##### Collected data #####
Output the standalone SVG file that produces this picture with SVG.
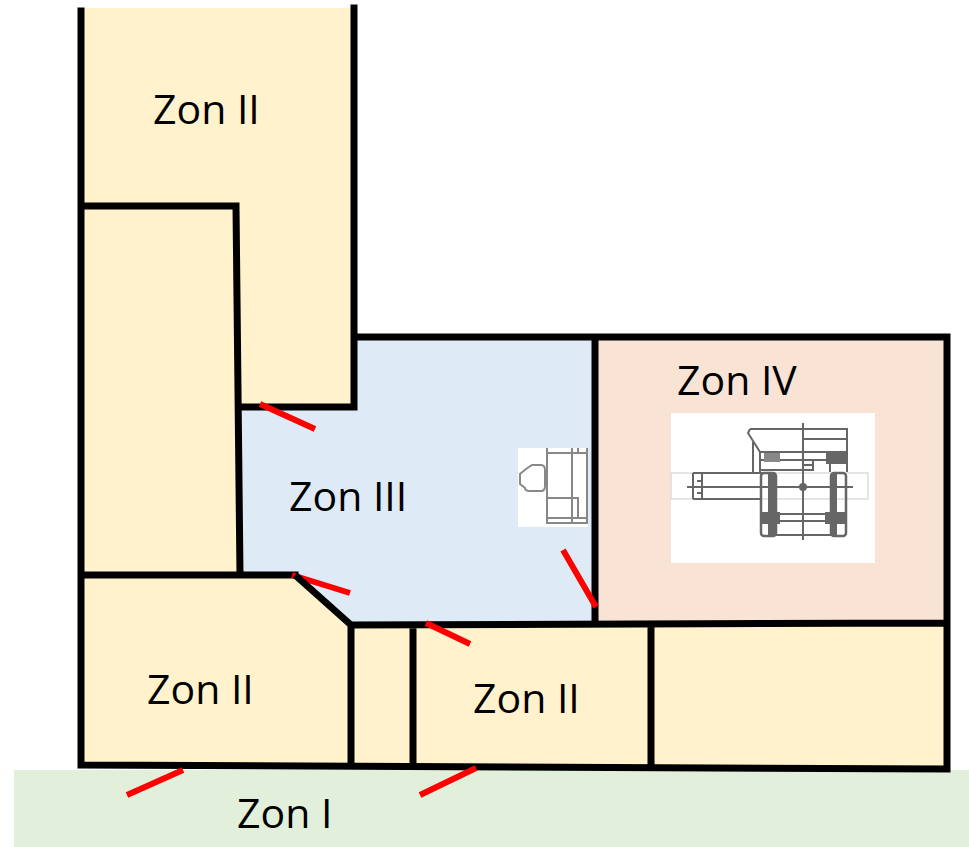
<svg xmlns="http://www.w3.org/2000/svg" width="969" height="847" viewBox="0 0 969 847">
<defs><filter id="soft" x="-5%" y="-5%" width="110%" height="110%"><feGaussianBlur stdDeviation="0.6"/></filter></defs>
<style>
.wall{fill:none;stroke:#000;stroke-width:7;stroke-linecap:square;stroke-linejoin:miter}
.door{stroke:#f00;stroke-width:6;fill:none}
.lbl{font-family:"Open Sans","Liberation Sans",sans-serif;font-size:41px;fill:#000}
.d{fill:none;stroke:#666;stroke-width:2}
.t{fill:none;stroke:#888;stroke-width:2}
</style>
<rect width="969" height="847" fill="#fff"/>
<g id="zone-i"><rect x="14" y="770" width="955" height="77" fill="#e2efda"/><text class="lbl" x="237" y="828">Zon I</text></g>
<g id="zone-ii">
<polygon points="81,8 354,8 354,407 240,407 240,575 295,575 351,625 595,622 947,623 947,769 81,765" fill="#fff2cc"/>
<text class="lbl" x="153" y="124">Zon II</text>
<text class="lbl" x="147" y="704">Zon II</text>
<text class="lbl" x="473" y="713">Zon II</text>
</g>
<g id="zone-iii"><polygon points="354,337 595,337 595,622 351,625 295,575 240,575 240,407 354,407" fill="#deeaf6"/><text class="lbl" x="289" y="511">Zon III</text></g>
<g id="zone-iv"><rect x="595" y="337" width="352" height="286" fill="#f9e3d5"/><text class="lbl" x="677" y="395">Zon IV</text></g>
<g id="desk">
<rect x="518" y="448" width="70" height="79" fill="#fff"/>
<g filter="url(#soft)">
<path class="t" d="M547,448V523H587V448M547,453H587M572,448V523M578,448V453M547,498H578V518H547M547,518H587"/>
<path class="t" d="M526,469L532,465H541Q545,465 545,470V486Q545,491 541,491H530Q525,491 525,488L520,484V474Z"/>
</g>
</g>
<g id="machine">
<rect x="671" y="413" width="204" height="150" fill="#fff"/>
<rect x="671" y="473" width="197" height="26" fill="none" stroke="#ddd" stroke-width="1.5"/>
<g filter="url(#soft)">
<path class="d" d="M750,429H847V472M750,429L748,433L760,452H847M753,442V472M760,452V472M760,460H847M760,470H813V465H803M803,423V540M803,439H846M687,487H853M693,473H762M693,499H762M693,473V499M702,473V499M697,481H702M697,493H702M775,514H830M775,521H830M775,535H832M813,460V465M830,460V472"/>
<rect x="761" y="473" width="15" height="63" rx="3" fill="none" stroke="#666" stroke-width="2.5"/>
<rect x="768" y="473" width="7" height="64" fill="#666"/>
<rect x="832" y="473" width="5" height="64" fill="#666"/>
<rect x="831" y="473" width="15" height="63" rx="3" fill="none" stroke="#666" stroke-width="2.5"/>
<rect x="760" y="512" width="20" height="12" fill="#666"/>
<rect x="825" y="512" width="22" height="12" fill="#666"/>
<rect x="764" y="453" width="16" height="9" fill="#888"/>
<rect x="826" y="453" width="20" height="11" fill="#666"/>
<circle cx="803" cy="487" r="4" fill="#666"/>
</g>
</g>
<g id="walls">
<path class="wall" d="M81,11V765L947,769V337H354V407H241M236,206H81M236,206L240,575M354,8V337M81,575H295M351,625L947,623M595,337V623M351,625V765M413,625V766M651,625V767"/>
</g>
<g id="doors">
<path class="door" d="M260,404L315,429M292,575L350,593M426,623L470,644M563,550L596,607M127,795L183,770M420,795L476,768"/>
<path d="M295,575L351,625" stroke="#000" stroke-width="7" fill="none"/>
</g>
</svg>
#####
__What the task requires__. Without the pictures, repeat the listing above exactly.

__Answer to this exercise__.
Output the standalone SVG file that produces this picture with SVG.
<svg xmlns="http://www.w3.org/2000/svg" width="969" height="847" viewBox="0 0 969 847">
<defs><filter id="soft" x="-5%" y="-5%" width="110%" height="110%"><feGaussianBlur stdDeviation="0.6"/></filter></defs>
<style>
.wall{fill:none;stroke:#000;stroke-width:7;stroke-linecap:square;stroke-linejoin:miter}
.door{stroke:#f00;stroke-width:6;fill:none}
.lbl{font-family:"Open Sans","Liberation Sans",sans-serif;font-size:41px;fill:#000}
.d{fill:none;stroke:#666;stroke-width:2}
.t{fill:none;stroke:#888;stroke-width:2}
</style>
<rect width="969" height="847" fill="#fff"/>
<g id="zone-i"><rect x="14" y="770" width="955" height="77" fill="#e2efda"/><text class="lbl" x="237" y="828">Zon I</text></g>
<g id="zone-ii">
<polygon points="81,8 354,8 354,407 240,407 240,575 295,575 351,625 595,622 947,623 947,769 81,765" fill="#fff2cc"/>
<text class="lbl" x="153" y="124">Zon II</text>
<text class="lbl" x="147" y="704">Zon II</text>
<text class="lbl" x="473" y="713">Zon II</text>
</g>
<g id="zone-iii"><polygon points="354,337 595,337 595,622 351,625 295,575 240,575 240,407 354,407" fill="#deeaf6"/><text class="lbl" x="289" y="511">Zon III</text></g>
<g id="zone-iv"><rect x="595" y="337" width="352" height="286" fill="#f9e3d5"/><text class="lbl" x="677" y="395">Zon IV</text></g>
<g id="desk">
<rect x="518" y="448" width="70" height="79" fill="#fff"/>
<g filter="url(#soft)">
<path class="t" d="M547,448V523H587V448M547,453H587M572,448V523M578,448V453M547,498H578V518H547M547,518H587"/>
<path class="t" d="M526,469L532,465H541Q545,465 545,470V486Q545,491 541,491H530Q525,491 525,488L520,484V474Z"/>
</g>
</g>
<g id="machine">
<rect x="671" y="413" width="204" height="150" fill="#fff"/>
<rect x="671" y="473" width="197" height="26" fill="none" stroke="#ddd" stroke-width="1.5"/>
<g filter="url(#soft)">
<path class="d" d="M750,429H847V472M750,429L748,433L760,452H847M753,442V472M760,452V472M760,460H847M760,470H813V465H803M803,423V540M803,439H846M687,487H853M693,473H762M693,499H762M693,473V499M702,473V499M697,481H702M697,493H702M775,514H830M775,521H830M775,535H832M813,460V465M830,460V472"/>
<rect x="761" y="473" width="15" height="63" rx="3" fill="none" stroke="#666" stroke-width="2.5"/>
<rect x="768" y="473" width="7" height="64" fill="#666"/>
<rect x="832" y="473" width="5" height="64" fill="#666"/>
<rect x="831" y="473" width="15" height="63" rx="3" fill="none" stroke="#666" stroke-width="2.5"/>
<rect x="760" y="512" width="20" height="12" fill="#666"/>
<rect x="825" y="512" width="22" height="12" fill="#666"/>
<rect x="764" y="453" width="16" height="9" fill="#888"/>
<rect x="826" y="453" width="20" height="11" fill="#666"/>
<circle cx="803" cy="487" r="4" fill="#666"/>
</g>
</g>
<g id="walls">
<path class="wall" d="M81,11V765L947,769V337H354V407H241M236,206H81M236,206L240,575M354,8V337M81,575H295M351,625L947,623M595,337V623M351,625V765M413,625V766M651,625V767"/>
</g>
<g id="doors">
<path class="door" d="M260,404L315,429M292,575L350,593M426,623L470,644M563,550L596,607M127,795L183,770M420,795L476,768"/>
<path d="M295,575L351,625" stroke="#000" stroke-width="7" fill="none"/>
</g>
</svg>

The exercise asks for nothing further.